Leave out the pictures and retype only the lines from the opening line to the line that holds "const seriesNames = ['E', 'D', 'C', 'B', 'A'];", both ends included.

-- START --

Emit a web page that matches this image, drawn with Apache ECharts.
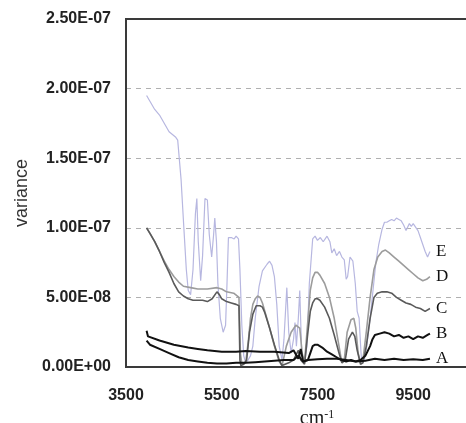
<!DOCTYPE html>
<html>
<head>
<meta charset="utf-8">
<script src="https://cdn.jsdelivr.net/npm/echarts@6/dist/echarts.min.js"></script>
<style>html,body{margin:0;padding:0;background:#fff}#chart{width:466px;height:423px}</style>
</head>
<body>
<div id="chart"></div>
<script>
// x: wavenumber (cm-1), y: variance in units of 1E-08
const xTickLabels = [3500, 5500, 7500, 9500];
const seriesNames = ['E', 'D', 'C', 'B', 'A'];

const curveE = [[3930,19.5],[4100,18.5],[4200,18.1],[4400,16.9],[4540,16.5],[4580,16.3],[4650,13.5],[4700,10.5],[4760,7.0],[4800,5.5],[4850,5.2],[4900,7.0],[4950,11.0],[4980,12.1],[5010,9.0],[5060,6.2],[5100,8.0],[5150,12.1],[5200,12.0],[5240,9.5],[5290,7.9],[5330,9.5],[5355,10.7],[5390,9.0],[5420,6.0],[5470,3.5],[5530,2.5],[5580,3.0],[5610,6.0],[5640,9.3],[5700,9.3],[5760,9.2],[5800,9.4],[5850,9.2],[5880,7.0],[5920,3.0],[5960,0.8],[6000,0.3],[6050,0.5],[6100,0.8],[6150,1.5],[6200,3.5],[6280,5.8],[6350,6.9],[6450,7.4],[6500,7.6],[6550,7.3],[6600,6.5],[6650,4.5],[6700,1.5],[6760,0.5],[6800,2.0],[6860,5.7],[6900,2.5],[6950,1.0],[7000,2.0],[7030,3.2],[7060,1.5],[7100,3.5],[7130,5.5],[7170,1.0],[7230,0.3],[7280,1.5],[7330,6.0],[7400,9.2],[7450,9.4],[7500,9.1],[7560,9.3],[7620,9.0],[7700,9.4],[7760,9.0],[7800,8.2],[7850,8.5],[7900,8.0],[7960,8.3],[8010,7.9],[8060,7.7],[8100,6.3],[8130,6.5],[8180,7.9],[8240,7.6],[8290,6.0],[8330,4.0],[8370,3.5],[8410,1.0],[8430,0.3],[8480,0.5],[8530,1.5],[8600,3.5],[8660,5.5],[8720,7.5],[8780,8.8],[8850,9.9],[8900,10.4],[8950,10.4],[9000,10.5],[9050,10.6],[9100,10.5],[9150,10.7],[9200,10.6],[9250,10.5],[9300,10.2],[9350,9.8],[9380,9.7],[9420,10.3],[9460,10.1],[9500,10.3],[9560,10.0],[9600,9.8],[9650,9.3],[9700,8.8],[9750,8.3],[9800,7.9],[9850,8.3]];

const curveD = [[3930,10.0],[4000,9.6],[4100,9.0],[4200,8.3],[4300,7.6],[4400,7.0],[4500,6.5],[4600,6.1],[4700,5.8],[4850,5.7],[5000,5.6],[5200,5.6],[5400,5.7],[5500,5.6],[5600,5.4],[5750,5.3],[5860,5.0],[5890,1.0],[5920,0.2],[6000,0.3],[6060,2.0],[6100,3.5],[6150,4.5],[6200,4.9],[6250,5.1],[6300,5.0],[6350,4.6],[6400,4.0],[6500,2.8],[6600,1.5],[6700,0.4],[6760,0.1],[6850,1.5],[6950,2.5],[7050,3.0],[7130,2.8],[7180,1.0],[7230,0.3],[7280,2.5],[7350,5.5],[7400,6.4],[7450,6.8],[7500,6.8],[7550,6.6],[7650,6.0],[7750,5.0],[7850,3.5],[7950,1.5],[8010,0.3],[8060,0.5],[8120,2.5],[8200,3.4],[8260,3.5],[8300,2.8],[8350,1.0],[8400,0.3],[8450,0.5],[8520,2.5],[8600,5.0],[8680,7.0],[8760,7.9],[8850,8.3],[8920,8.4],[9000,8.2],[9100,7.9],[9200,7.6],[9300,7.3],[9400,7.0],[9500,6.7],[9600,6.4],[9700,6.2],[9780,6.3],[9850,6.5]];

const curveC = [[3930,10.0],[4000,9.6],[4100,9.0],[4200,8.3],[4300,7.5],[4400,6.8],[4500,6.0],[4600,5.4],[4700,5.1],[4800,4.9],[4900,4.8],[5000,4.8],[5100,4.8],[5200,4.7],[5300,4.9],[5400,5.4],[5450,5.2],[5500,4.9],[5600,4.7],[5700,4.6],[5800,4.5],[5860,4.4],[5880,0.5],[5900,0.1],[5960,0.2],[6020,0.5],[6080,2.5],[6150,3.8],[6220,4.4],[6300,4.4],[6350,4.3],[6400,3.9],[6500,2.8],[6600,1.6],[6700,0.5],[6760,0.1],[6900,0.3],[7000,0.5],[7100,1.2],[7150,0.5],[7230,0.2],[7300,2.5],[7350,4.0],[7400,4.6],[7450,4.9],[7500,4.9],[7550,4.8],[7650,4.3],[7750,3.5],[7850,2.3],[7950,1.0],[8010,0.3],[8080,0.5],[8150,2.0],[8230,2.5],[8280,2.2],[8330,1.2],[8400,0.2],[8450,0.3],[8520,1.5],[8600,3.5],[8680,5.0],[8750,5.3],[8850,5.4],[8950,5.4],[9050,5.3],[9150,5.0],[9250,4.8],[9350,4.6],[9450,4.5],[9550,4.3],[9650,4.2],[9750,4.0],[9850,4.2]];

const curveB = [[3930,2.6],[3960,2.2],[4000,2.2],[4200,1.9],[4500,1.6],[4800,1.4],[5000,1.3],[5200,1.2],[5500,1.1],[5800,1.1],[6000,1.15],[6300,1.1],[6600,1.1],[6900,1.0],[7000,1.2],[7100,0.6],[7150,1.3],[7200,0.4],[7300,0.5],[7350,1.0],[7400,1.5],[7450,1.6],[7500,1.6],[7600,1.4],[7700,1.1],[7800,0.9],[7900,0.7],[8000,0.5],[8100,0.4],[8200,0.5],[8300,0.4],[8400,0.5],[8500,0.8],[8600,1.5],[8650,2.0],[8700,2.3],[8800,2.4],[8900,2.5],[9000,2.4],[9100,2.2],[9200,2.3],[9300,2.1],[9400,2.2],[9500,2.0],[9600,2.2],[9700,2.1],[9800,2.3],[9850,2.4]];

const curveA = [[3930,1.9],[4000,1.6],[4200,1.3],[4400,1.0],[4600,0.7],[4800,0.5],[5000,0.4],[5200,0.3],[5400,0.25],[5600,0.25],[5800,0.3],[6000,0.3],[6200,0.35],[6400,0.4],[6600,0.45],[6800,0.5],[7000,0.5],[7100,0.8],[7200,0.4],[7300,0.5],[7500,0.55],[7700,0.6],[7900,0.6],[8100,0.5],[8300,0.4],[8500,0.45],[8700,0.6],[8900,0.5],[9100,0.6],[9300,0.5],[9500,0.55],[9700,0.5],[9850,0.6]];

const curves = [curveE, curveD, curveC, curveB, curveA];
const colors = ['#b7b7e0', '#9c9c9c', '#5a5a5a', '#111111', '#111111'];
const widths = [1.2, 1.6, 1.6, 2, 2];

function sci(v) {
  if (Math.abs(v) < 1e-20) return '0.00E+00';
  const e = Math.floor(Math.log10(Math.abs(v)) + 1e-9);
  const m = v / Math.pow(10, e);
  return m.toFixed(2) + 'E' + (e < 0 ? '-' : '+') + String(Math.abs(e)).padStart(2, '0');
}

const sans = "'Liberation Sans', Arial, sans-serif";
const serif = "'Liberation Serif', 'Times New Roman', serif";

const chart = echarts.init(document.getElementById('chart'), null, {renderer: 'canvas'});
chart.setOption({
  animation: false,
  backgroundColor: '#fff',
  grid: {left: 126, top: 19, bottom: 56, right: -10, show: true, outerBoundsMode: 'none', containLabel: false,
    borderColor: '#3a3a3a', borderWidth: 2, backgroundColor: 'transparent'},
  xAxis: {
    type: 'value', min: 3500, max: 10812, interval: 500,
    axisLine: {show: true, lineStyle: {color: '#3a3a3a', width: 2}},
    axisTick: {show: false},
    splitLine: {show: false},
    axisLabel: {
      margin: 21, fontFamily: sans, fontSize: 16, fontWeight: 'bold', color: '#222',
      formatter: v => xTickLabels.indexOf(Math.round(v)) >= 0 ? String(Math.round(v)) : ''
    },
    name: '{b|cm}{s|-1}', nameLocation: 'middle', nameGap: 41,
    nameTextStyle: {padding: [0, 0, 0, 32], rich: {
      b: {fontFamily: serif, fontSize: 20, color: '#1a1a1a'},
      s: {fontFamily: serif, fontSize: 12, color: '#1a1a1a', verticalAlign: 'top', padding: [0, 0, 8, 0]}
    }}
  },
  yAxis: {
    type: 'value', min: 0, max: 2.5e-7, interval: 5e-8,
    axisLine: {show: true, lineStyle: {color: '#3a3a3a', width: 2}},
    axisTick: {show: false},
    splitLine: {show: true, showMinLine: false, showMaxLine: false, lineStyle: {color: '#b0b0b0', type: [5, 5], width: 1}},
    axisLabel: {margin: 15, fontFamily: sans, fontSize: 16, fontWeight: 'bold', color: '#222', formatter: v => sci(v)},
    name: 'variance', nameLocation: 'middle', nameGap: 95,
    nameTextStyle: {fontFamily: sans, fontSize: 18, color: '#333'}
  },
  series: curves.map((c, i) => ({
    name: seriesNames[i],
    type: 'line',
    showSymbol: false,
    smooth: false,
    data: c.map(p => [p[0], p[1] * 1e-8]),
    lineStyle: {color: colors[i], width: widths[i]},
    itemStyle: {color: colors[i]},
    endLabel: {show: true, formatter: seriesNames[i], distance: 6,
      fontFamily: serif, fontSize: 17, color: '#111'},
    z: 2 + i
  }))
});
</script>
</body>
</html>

-- END --

◆ The reply:
Emit a web page that matches this image, drawn with Apache ECharts.
<!DOCTYPE html>
<html>
<head>
<meta charset="utf-8">
<script src="https://cdn.jsdelivr.net/npm/echarts@6/dist/echarts.min.js"></script>
<style>html,body{margin:0;padding:0;background:#fff}#chart{width:466px;height:423px}</style>
</head>
<body>
<div id="chart"></div>
<script>
// x: wavenumber (cm-1), y: variance in units of 1E-08
const xTickLabels = [3500, 5500, 7500, 9500];
const seriesNames = ['E', 'D', 'C', 'B', 'A'];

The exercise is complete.